* To be done: Identify all lines of the data containing the string "matplotlib" and copy them.

* Records supplied:
-------------------------

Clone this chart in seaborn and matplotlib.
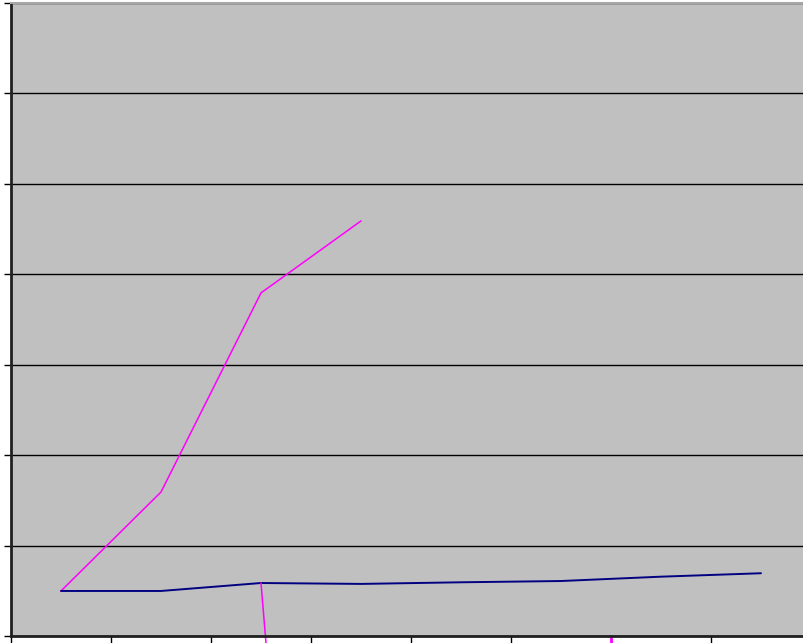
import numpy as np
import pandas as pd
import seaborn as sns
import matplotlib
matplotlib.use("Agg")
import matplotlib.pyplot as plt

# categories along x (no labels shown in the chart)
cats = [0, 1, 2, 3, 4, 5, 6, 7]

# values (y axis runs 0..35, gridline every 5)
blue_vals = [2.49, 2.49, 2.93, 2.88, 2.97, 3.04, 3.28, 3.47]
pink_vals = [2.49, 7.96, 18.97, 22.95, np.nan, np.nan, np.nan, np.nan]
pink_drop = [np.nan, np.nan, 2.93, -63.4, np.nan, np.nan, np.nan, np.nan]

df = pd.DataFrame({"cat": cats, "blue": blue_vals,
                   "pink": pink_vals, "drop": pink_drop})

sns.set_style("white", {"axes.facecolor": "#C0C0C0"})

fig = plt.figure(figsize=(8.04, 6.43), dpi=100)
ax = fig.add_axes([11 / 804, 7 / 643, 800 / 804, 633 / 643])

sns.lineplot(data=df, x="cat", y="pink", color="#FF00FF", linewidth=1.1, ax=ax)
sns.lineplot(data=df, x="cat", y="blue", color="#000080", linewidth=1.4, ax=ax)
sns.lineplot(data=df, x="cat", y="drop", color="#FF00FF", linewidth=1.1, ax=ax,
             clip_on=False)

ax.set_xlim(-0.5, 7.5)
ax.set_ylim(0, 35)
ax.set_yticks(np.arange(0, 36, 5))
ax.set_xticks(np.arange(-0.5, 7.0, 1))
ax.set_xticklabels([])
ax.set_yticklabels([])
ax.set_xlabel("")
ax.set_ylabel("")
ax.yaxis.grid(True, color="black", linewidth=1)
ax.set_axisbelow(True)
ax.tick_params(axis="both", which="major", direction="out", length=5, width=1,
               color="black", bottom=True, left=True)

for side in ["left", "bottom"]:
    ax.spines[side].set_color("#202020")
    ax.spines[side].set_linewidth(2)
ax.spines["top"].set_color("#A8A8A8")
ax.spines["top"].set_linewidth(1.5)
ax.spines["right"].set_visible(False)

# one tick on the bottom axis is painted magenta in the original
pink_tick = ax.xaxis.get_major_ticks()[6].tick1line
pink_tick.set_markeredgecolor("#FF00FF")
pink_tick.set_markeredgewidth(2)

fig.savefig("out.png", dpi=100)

-------------------------

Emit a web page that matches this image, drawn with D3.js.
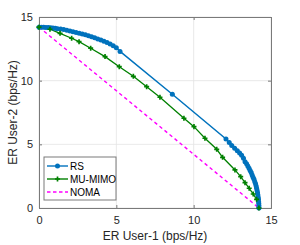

-------------------------

* Worked solution:
Clone this chart in seaborn and matplotlib.
import matplotlib
matplotlib.use("Agg")
import matplotlib.pyplot as plt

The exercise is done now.